Thu Sep 12th, 2013 at 02:13:02 PM EST
A hat tip here to my friend John Rogers, who has spent a great many years in the trenches working on community currencies.
HG Wells wrote A Modern Utopia in 1905 in which he imagined an economic system that preserved gold as the medium of exchange but NOT as the standard of value, which instead would be based on energy units. Entertaining and interesting!
This from Chapter Three (my bold)
"Moreover, one may imagine Utopian local authorities making contracts in which payment would be no longer in coinage upon the gold basis, but in notes good for so many thousands or millions of units of energy at one or other of the generating stations.
Now the problems of economic theory will have undergone an enormous clarification if, instead of measuring in fluctuating money values, the same scale of energy units can be extended to their discussion, if, in fact, the idea of trading could be entirely eliminated.

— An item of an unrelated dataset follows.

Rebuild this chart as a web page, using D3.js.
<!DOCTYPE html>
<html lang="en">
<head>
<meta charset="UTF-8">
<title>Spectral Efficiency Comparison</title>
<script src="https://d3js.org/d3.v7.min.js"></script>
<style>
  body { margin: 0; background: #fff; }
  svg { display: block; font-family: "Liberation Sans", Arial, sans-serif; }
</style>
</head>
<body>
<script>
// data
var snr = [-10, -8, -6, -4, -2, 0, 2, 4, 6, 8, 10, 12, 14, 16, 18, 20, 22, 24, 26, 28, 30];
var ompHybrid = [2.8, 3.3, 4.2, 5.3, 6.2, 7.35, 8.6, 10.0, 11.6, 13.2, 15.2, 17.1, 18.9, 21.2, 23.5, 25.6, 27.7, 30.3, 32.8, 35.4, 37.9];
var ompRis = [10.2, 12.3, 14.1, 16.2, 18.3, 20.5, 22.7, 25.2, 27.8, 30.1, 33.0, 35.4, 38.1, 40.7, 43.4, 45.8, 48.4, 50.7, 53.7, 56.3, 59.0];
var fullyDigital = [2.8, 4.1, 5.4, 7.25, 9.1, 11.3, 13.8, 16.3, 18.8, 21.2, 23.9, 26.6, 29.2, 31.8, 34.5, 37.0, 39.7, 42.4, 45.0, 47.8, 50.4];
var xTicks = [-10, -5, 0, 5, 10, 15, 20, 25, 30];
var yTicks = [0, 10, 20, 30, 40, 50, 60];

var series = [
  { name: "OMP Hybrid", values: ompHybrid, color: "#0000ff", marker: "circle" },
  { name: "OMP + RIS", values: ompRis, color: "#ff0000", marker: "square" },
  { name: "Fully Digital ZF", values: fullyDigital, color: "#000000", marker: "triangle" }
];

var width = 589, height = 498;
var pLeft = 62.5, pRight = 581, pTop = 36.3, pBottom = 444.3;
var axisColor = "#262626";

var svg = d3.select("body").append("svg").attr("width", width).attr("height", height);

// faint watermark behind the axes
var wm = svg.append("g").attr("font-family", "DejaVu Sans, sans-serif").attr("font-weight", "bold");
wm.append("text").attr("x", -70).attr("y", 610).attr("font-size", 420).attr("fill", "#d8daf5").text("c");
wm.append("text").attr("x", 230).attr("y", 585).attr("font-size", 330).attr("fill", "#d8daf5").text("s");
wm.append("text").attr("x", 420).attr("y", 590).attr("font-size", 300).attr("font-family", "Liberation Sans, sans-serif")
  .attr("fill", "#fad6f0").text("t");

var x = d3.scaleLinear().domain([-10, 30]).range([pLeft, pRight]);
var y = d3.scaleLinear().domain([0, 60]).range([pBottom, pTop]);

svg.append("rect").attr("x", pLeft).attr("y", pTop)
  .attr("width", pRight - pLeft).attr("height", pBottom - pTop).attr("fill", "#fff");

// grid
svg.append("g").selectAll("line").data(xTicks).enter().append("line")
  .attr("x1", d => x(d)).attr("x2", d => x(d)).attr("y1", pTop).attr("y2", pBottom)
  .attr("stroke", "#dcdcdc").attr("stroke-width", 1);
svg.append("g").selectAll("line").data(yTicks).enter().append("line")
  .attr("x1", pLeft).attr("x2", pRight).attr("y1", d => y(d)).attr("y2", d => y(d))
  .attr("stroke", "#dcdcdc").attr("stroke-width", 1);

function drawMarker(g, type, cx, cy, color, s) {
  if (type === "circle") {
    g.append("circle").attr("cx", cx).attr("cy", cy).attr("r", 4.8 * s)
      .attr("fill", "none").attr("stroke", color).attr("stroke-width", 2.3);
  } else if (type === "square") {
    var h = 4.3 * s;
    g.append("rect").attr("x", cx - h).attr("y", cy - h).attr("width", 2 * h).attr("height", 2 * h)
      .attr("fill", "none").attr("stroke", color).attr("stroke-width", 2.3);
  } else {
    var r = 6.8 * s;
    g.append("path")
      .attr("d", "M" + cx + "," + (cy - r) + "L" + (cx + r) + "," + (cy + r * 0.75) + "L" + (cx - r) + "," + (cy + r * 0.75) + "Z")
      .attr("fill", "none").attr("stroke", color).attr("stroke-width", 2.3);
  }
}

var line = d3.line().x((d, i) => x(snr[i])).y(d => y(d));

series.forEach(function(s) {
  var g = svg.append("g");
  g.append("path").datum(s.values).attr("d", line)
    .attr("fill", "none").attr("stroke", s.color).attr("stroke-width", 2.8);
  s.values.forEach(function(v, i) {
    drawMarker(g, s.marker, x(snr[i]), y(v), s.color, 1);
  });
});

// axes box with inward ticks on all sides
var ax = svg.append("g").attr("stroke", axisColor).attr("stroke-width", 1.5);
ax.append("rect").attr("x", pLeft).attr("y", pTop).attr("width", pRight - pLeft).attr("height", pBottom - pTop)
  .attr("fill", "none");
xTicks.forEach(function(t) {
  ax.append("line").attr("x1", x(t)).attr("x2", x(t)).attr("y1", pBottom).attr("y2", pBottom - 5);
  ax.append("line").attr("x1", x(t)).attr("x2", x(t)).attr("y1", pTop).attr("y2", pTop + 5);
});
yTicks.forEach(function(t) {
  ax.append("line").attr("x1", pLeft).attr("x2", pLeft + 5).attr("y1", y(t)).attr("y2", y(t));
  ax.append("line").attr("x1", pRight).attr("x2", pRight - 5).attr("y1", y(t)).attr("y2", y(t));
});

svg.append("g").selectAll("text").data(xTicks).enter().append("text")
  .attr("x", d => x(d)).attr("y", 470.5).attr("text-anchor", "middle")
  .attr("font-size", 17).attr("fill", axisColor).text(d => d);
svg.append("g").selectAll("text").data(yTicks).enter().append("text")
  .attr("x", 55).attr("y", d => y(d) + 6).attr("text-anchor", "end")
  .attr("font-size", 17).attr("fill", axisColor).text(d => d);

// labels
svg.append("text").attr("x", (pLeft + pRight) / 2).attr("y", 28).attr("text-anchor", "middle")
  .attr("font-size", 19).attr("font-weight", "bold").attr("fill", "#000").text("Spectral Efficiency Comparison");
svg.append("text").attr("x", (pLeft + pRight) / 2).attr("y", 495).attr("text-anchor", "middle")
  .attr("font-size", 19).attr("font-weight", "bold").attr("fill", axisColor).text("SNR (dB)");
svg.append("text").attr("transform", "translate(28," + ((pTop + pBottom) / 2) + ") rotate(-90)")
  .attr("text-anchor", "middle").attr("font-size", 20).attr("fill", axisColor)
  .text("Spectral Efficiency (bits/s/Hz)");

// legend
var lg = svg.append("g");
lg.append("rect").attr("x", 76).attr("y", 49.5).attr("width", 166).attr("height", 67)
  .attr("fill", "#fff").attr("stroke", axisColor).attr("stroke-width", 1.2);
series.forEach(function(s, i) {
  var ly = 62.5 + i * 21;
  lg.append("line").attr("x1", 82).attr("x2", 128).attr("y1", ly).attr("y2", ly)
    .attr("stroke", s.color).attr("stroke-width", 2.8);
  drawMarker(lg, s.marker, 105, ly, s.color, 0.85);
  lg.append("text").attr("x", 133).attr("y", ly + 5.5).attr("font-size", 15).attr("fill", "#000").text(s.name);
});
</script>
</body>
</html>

In my Utopia, at any rate, this has been done, the production and distribution of common commodities have been expressed as a problem in the conversion of energy, and the scheme that Utopia was now discussing was the application of this idea of energy as the standard of value to the entire Utopian coinage."
Wells envisaged electricity currency and an electricity standard, but as I have pointed out recently, a unit of energy may have manifestations other than electricity, and an energy standard is independent of the variations of energy currencies whose relative values may be priced by reference both to it, and the relative locations of issuer and user.
The application of least energy cost principles leads - as the Danes demonstrate in practice - to completely different outcomes to the application of least fiat unit cost principles.